_Challenge_:
Pictures stay out of the copy; set down each line of the listing below exactly.
▼▼▼
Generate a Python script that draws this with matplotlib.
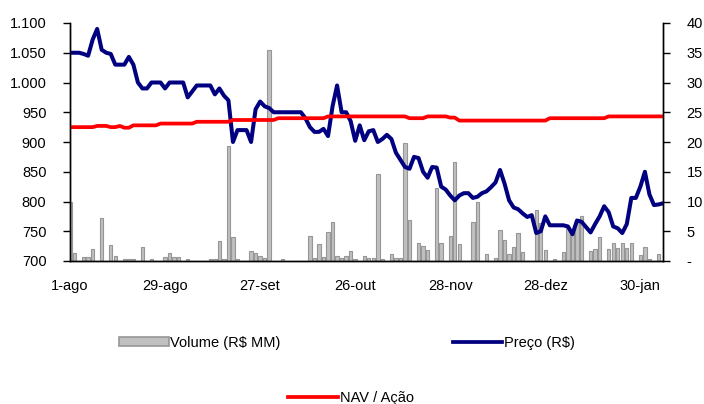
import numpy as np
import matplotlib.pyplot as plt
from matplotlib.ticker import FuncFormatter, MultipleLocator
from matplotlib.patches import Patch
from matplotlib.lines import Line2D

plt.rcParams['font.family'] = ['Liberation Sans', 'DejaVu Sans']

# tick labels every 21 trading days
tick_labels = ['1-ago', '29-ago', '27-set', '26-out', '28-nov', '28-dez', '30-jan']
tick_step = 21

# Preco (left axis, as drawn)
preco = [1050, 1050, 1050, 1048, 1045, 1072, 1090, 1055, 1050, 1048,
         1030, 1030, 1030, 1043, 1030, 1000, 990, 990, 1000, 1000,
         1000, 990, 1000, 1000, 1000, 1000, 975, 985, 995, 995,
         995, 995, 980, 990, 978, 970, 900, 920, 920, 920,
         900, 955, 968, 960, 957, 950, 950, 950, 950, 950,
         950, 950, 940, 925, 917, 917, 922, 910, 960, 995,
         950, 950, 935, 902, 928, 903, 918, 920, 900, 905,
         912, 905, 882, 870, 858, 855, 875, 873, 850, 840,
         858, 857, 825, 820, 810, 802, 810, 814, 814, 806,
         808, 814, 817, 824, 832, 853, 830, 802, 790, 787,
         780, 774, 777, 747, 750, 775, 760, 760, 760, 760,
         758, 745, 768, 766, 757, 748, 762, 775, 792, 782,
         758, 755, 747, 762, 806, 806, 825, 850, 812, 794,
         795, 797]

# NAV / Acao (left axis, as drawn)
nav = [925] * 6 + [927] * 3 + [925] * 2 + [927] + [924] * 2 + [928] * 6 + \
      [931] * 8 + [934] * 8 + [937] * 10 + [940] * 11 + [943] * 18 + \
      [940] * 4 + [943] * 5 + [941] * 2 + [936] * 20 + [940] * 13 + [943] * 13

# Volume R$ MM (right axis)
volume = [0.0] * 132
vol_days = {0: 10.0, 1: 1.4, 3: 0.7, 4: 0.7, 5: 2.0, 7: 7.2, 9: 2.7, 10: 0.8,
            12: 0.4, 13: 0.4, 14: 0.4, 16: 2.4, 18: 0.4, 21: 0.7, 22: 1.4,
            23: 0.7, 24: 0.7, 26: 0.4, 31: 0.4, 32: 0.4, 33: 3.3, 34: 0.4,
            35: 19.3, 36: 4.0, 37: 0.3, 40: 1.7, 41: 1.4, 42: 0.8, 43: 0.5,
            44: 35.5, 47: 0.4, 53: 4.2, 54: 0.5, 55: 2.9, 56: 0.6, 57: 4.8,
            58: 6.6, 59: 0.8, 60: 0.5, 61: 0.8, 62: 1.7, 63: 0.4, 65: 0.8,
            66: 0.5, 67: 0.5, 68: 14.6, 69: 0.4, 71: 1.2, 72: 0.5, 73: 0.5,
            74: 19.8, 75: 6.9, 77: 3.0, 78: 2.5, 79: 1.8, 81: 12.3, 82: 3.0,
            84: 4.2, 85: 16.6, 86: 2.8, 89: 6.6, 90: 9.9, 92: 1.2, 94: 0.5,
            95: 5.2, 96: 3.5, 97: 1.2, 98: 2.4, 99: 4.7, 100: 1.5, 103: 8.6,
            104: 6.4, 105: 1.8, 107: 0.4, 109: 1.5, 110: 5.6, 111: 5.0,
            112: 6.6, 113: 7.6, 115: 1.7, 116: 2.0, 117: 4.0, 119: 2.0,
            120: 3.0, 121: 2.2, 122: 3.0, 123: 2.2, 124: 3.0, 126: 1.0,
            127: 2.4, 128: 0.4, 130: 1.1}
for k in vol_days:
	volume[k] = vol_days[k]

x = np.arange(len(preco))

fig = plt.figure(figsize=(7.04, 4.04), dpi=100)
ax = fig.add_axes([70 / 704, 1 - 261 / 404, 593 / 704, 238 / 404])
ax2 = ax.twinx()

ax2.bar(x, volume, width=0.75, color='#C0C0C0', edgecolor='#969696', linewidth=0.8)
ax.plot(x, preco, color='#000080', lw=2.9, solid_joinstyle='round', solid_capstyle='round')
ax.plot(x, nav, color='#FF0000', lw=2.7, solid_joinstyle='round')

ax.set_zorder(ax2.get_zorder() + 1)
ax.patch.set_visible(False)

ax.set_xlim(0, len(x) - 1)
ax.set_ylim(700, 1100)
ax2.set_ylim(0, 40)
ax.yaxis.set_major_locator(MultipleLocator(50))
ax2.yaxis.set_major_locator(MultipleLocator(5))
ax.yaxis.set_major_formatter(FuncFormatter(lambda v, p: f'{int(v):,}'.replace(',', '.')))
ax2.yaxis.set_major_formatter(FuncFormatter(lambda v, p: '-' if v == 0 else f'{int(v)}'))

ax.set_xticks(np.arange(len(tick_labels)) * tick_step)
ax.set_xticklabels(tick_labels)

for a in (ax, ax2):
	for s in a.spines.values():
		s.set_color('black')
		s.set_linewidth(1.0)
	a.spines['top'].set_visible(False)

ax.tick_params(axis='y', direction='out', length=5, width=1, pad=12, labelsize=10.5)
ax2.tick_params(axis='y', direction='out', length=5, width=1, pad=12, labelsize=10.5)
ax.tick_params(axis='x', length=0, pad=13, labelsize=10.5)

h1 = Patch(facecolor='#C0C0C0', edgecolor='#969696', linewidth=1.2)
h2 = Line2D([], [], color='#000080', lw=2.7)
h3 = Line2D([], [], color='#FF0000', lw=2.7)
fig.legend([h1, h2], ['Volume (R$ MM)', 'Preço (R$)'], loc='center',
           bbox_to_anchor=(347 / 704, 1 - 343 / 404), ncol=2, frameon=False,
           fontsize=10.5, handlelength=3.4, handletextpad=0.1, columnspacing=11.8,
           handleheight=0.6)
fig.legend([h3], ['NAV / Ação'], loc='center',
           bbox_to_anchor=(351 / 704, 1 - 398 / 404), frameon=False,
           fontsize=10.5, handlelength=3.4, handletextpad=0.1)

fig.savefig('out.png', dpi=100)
▲▲▲
_Task output_:
Generate a Python script that draws this with matplotlib.
import numpy as np
import matplotlib.pyplot as plt
from matplotlib.ticker import FuncFormatter, MultipleLocator
from matplotlib.patches import Patch
from matplotlib.lines import Line2D

plt.rcParams['font.family'] = ['Liberation Sans', 'DejaVu Sans']

# tick labels every 21 trading days
tick_labels = ['1-ago', '29-ago', '27-set', '26-out', '28-nov', '28-dez', '30-jan']
tick_step = 21

# Preco (left axis, as drawn)
preco = [1050, 1050, 1050, 1048, 1045, 1072, 1090, 1055, 1050, 1048,
         1030, 1030, 1030, 1043, 1030, 1000, 990, 990, 1000, 1000,
         1000, 990, 1000, 1000, 1000, 1000, 975, 985, 995, 995,
         995, 995, 980, 990, 978, 970, 900, 920, 920, 920,
         900, 955, 968, 960, 957, 950, 950, 950, 950, 950,
         950, 950, 940, 925, 917, 917, 922, 910, 960, 995,
         950, 950, 935, 902, 928, 903, 918, 920, 900, 905,
         912, 905, 882, 870, 858, 855, 875, 873, 850, 840,
         858, 857, 825, 820, 810, 802, 810, 814, 814, 806,
         808, 814, 817, 824, 832, 853, 830, 802, 790, 787,
         780, 774, 777, 747, 750, 775, 760, 760, 760, 760,
         758, 745, 768, 766, 757, 748, 762, 775, 792, 782,
         758, 755, 747, 762, 806, 806, 825, 850, 812, 794,
         795, 797]

# NAV / Acao (left axis, as drawn)
nav = [925] * 6 + [927] * 3 + [925] * 2 + [927] + [924] * 2 + [928] * 6 + \
      [931] * 8 + [934] * 8 + [937] * 10 + [940] * 11 + [943] * 18 + \
      [940] * 4 + [943] * 5 + [941] * 2 + [936] * 20 + [940] * 13 + [943] * 13

# Volume R$ MM (right axis)
volume = [0.0] * 132
vol_days = {0: 10.0, 1: 1.4, 3: 0.7, 4: 0.7, 5: 2.0, 7: 7.2, 9: 2.7, 10: 0.8,
            12: 0.4, 13: 0.4, 14: 0.4, 16: 2.4, 18: 0.4, 21: 0.7, 22: 1.4,
            23: 0.7, 24: 0.7, 26: 0.4, 31: 0.4, 32: 0.4, 33: 3.3, 34: 0.4,
            35: 19.3, 36: 4.0, 37: 0.3, 40: 1.7, 41: 1.4, 42: 0.8, 43: 0.5,
            44: 35.5, 47: 0.4, 53: 4.2, 54: 0.5, 55: 2.9, 56: 0.6, 57: 4.8,
            58: 6.6, 59: 0.8, 60: 0.5, 61: 0.8, 62: 1.7, 63: 0.4, 65: 0.8,
            66: 0.5, 67: 0.5, 68: 14.6, 69: 0.4, 71: 1.2, 72: 0.5, 73: 0.5,
            74: 19.8, 75: 6.9, 77: 3.0, 78: 2.5, 79: 1.8, 81: 12.3, 82: 3.0,
            84: 4.2, 85: 16.6, 86: 2.8, 89: 6.6, 90: 9.9, 92: 1.2, 94: 0.5,
            95: 5.2, 96: 3.5, 97: 1.2, 98: 2.4, 99: 4.7, 100: 1.5, 103: 8.6,
            104: 6.4, 105: 1.8, 107: 0.4, 109: 1.5, 110: 5.6, 111: 5.0,
            112: 6.6, 113: 7.6, 115: 1.7, 116: 2.0, 117: 4.0, 119: 2.0,
            120: 3.0, 121: 2.2, 122: 3.0, 123: 2.2, 124: 3.0, 126: 1.0,
            127: 2.4, 128: 0.4, 130: 1.1}
for k in vol_days:
	volume[k] = vol_days[k]

x = np.arange(len(preco))

fig = plt.figure(figsize=(7.04, 4.04), dpi=100)
ax = fig.add_axes([70 / 704, 1 - 261 / 404, 593 / 704, 238 / 404])
ax2 = ax.twinx()

ax2.bar(x, volume, width=0.75, color='#C0C0C0', edgecolor='#969696', linewidth=0.8)
ax.plot(x, preco, color='#000080', lw=2.9, solid_joinstyle='round', solid_capstyle='round')
ax.plot(x, nav, color='#FF0000', lw=2.7, solid_joinstyle='round')

ax.set_zorder(ax2.get_zorder() + 1)
ax.patch.set_visible(False)

ax.set_xlim(0, len(x) - 1)
ax.set_ylim(700, 1100)
ax2.set_ylim(0, 40)
ax.yaxis.set_major_locator(MultipleLocator(50))
ax2.yaxis.set_major_locator(MultipleLocator(5))
ax.yaxis.set_major_formatter(FuncFormatter(lambda v, p: f'{int(v):,}'.replace(',', '.')))
ax2.yaxis.set_major_formatter(FuncFormatter(lambda v, p: '-' if v == 0 else f'{int(v)}'))

ax.set_xticks(np.arange(len(tick_labels)) * tick_step)
ax.set_xticklabels(tick_labels)

for a in (ax, ax2):
	for s in a.spines.values():
		s.set_color('black')
		s.set_linewidth(1.0)
	a.spines['top'].set_visible(False)

ax.tick_params(axis='y', direction='out', length=5, width=1, pad=12, labelsize=10.5)
ax2.tick_params(axis='y', direction='out', length=5, width=1, pad=12, labelsize=10.5)
ax.tick_params(axis='x', length=0, pad=13, labelsize=10.5)

h1 = Patch(facecolor='#C0C0C0', edgecolor='#969696', linewidth=1.2)
h2 = Line2D([], [], color='#000080', lw=2.7)
h3 = Line2D([], [], color='#FF0000', lw=2.7)
fig.legend([h1, h2], ['Volume (R$ MM)', 'Preço (R$)'], loc='center',
           bbox_to_anchor=(347 / 704, 1 - 343 / 404), ncol=2, frameon=False,
           fontsize=10.5, handlelength=3.4, handletextpad=0.1, columnspacing=11.8,
           handleheight=0.6)
fig.legend([h3], ['NAV / Ação'], loc='center',
           bbox_to_anchor=(351 / 704, 1 - 398 / 404), frameon=False,
           fontsize=10.5, handlelength=3.4, handletextpad=0.1)

fig.savefig('out.png', dpi=100)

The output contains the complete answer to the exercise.